9. Too little on mobile payments: Sure Flipkart has made recent acquisitions in the payments space. But they are not an adequate response to Paytm or Freecharge, or even for a company with ambitions like Flipkart. Let me offer another opinion here. The Unified Payments Interface (UPI) will take a few years to get established and this half-hearted effort at payments will not make any dent in the time horizon I am talking about for Flipkart. In my view, Flipkart has been given breathing room with the government’s new ecommerce policy since if the policy is implemented then the existing players positions solidified as a new player can’t “buy" marketshare. For those interested — you can read my earlier piece “Indian ecommerce just hit a new normal."

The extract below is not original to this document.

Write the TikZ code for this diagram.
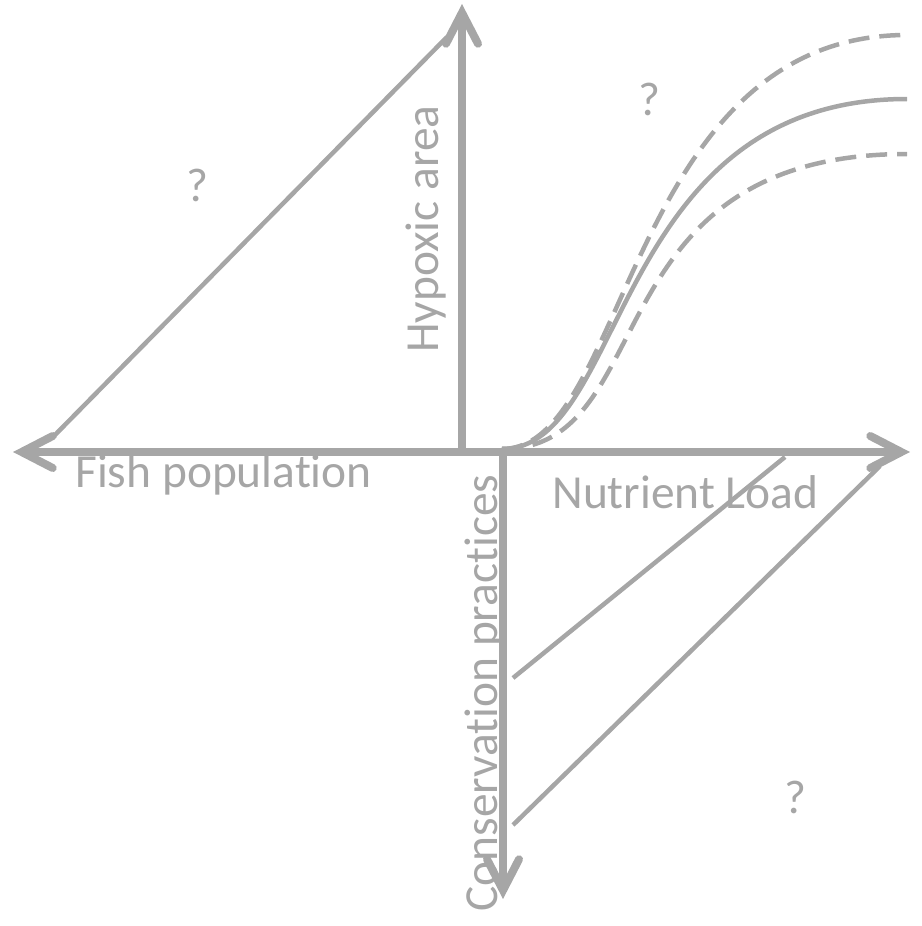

10. Founders versus professionals: There is absolutely no debate in my mind here. Founders work 24x7 and professionals 9 to 5! However, the context seems to be have been misunderstood—One was the kind of professionals that Flipkart needs versus the consultants and analysts it has hired. The leadership switches Flipkart has seen, not just at the CEO level, but at the top management, have come about as the heat has been turned up by Amazon and Alibaba. If that’s not a pointer to a leadership crisis, what is? Such situations make investors very nervous.

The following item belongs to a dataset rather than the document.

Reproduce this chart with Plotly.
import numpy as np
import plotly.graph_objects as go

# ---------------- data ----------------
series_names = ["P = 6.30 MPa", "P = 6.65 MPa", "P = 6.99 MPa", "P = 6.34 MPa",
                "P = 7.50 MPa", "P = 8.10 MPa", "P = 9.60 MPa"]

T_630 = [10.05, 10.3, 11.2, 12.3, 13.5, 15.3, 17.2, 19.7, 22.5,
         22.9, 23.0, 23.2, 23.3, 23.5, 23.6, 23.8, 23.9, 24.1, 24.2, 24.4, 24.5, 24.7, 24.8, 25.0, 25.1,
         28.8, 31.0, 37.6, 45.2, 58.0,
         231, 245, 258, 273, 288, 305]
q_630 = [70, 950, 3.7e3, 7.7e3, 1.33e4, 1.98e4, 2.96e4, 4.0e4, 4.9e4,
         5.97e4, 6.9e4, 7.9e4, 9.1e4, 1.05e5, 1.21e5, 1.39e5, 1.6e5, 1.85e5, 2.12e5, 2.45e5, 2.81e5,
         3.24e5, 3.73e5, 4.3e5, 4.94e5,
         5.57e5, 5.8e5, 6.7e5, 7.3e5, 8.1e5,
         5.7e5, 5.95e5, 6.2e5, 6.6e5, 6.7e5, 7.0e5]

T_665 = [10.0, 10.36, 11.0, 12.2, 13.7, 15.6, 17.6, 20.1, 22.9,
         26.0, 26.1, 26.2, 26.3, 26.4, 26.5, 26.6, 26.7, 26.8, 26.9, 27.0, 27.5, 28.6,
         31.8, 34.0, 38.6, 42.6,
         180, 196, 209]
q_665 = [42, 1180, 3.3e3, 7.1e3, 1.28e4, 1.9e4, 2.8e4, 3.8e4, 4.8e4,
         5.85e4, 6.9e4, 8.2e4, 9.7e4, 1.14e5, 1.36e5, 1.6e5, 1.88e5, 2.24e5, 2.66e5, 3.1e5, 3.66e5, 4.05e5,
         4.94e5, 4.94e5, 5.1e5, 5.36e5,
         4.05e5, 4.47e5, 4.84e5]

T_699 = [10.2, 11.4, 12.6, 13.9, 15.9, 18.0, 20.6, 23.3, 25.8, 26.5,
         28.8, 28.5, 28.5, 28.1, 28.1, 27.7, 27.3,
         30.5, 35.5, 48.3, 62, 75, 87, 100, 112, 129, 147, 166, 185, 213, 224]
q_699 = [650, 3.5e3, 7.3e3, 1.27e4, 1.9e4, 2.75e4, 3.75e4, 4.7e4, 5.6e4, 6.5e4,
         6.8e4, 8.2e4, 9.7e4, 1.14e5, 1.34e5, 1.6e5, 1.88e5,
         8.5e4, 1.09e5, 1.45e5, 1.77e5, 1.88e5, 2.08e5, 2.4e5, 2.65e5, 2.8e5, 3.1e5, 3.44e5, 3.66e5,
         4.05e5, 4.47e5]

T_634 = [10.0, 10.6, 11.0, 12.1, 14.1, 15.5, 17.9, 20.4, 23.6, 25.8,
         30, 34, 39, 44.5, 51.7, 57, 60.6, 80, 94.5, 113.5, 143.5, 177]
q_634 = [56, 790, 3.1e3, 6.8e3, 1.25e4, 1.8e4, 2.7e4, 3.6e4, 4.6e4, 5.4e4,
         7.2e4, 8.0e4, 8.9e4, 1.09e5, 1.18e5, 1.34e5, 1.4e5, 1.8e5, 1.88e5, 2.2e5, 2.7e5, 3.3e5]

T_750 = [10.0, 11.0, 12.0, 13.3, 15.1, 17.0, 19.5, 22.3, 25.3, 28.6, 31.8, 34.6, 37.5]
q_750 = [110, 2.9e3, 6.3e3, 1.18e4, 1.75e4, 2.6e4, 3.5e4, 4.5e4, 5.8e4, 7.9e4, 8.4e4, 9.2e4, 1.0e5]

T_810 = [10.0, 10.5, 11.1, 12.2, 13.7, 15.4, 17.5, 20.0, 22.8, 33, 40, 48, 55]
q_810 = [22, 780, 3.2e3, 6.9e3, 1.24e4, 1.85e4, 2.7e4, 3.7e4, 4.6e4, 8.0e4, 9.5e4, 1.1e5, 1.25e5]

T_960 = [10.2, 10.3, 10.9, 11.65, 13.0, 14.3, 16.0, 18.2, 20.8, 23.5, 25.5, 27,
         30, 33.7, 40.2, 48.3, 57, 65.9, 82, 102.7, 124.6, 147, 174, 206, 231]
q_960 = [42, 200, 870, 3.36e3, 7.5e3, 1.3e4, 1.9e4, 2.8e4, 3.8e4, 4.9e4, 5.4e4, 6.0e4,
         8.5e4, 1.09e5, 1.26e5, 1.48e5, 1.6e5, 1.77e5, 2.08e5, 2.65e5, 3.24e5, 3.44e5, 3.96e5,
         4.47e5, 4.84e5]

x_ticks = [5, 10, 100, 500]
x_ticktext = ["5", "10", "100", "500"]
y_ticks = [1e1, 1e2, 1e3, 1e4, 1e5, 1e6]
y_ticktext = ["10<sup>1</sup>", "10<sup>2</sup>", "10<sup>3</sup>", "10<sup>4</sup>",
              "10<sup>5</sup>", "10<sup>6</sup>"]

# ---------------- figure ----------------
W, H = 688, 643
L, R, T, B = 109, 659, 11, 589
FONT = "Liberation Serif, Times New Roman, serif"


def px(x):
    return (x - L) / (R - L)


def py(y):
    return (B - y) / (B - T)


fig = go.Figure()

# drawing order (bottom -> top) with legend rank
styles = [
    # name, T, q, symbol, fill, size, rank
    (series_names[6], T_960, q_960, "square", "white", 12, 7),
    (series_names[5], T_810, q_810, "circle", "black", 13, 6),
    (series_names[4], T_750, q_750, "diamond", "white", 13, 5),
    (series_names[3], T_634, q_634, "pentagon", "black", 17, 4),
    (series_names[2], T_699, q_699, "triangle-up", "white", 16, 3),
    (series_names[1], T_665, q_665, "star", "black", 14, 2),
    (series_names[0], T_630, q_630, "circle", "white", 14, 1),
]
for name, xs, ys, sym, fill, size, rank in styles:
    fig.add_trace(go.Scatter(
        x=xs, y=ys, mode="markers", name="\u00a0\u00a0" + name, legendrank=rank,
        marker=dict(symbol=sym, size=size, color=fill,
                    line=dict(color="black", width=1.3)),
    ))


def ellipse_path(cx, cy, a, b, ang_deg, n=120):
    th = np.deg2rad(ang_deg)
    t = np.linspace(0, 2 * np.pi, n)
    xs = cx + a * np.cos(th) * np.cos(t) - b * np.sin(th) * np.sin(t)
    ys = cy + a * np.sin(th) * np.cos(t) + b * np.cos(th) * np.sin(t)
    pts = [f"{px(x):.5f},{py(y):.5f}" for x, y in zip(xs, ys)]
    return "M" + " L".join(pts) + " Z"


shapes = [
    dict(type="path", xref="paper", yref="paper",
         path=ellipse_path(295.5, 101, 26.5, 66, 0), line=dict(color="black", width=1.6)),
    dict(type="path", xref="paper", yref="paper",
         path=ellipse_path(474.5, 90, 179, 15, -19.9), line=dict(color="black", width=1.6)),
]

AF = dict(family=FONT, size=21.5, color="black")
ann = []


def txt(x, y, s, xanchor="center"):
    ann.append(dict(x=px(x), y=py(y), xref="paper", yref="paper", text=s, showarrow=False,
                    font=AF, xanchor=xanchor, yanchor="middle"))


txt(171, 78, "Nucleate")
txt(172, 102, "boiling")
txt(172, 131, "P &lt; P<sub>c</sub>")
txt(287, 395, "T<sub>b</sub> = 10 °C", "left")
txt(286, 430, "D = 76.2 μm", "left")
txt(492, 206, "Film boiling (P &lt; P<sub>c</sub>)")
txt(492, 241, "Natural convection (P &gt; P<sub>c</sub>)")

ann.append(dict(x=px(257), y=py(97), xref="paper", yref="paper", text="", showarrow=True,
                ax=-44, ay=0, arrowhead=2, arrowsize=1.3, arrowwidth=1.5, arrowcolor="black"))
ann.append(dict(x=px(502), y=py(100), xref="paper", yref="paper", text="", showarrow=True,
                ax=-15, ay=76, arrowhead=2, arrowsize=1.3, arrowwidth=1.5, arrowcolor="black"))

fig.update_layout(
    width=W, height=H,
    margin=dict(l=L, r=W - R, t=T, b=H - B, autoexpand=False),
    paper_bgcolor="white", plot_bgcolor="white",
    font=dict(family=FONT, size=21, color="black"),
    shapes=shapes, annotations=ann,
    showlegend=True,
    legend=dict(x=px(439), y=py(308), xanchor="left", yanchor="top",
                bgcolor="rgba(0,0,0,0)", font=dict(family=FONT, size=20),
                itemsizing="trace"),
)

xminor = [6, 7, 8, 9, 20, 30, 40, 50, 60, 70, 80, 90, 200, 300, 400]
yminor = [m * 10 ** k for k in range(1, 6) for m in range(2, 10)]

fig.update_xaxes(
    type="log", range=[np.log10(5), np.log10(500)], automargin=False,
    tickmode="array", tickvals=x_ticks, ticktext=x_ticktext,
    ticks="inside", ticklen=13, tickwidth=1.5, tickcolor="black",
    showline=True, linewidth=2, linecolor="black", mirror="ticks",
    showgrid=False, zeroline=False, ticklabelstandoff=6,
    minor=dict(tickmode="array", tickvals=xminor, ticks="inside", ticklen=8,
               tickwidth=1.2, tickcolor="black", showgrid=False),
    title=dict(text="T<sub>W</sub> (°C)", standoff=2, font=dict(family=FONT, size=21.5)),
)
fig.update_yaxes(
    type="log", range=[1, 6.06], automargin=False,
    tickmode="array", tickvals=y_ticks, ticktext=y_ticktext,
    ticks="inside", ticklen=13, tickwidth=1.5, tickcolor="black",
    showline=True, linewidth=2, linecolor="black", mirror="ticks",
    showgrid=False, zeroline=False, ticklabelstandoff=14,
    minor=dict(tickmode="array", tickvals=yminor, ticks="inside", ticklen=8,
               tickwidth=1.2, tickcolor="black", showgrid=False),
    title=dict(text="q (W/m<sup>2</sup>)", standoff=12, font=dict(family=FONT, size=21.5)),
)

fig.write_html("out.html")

And finally, I have only one thing to say which I have stated earlier in response to a comment posted on the Founding Fuel website:

“I agree, this bad penny has two sides. The VCs have played their part in creating this froth. I am an admirer of Flipkart and that stays. If anything, this is a call for them to revert to what they were. But as organisations grow older, they lose their passion, become rigid or stupid and founders (due to a combination of early success and huge wealth) lose focus. That happens in *every* company. But e-commerce is unfortunately a ruthless market and you have no choice but to keep running, and running. I hope this piece is a wake-up call. Every manager has two choices when confronted with reality: Deny and Die or Accept and Act. Let’s see Flipkart pick the latter and win. I will be rooting for them."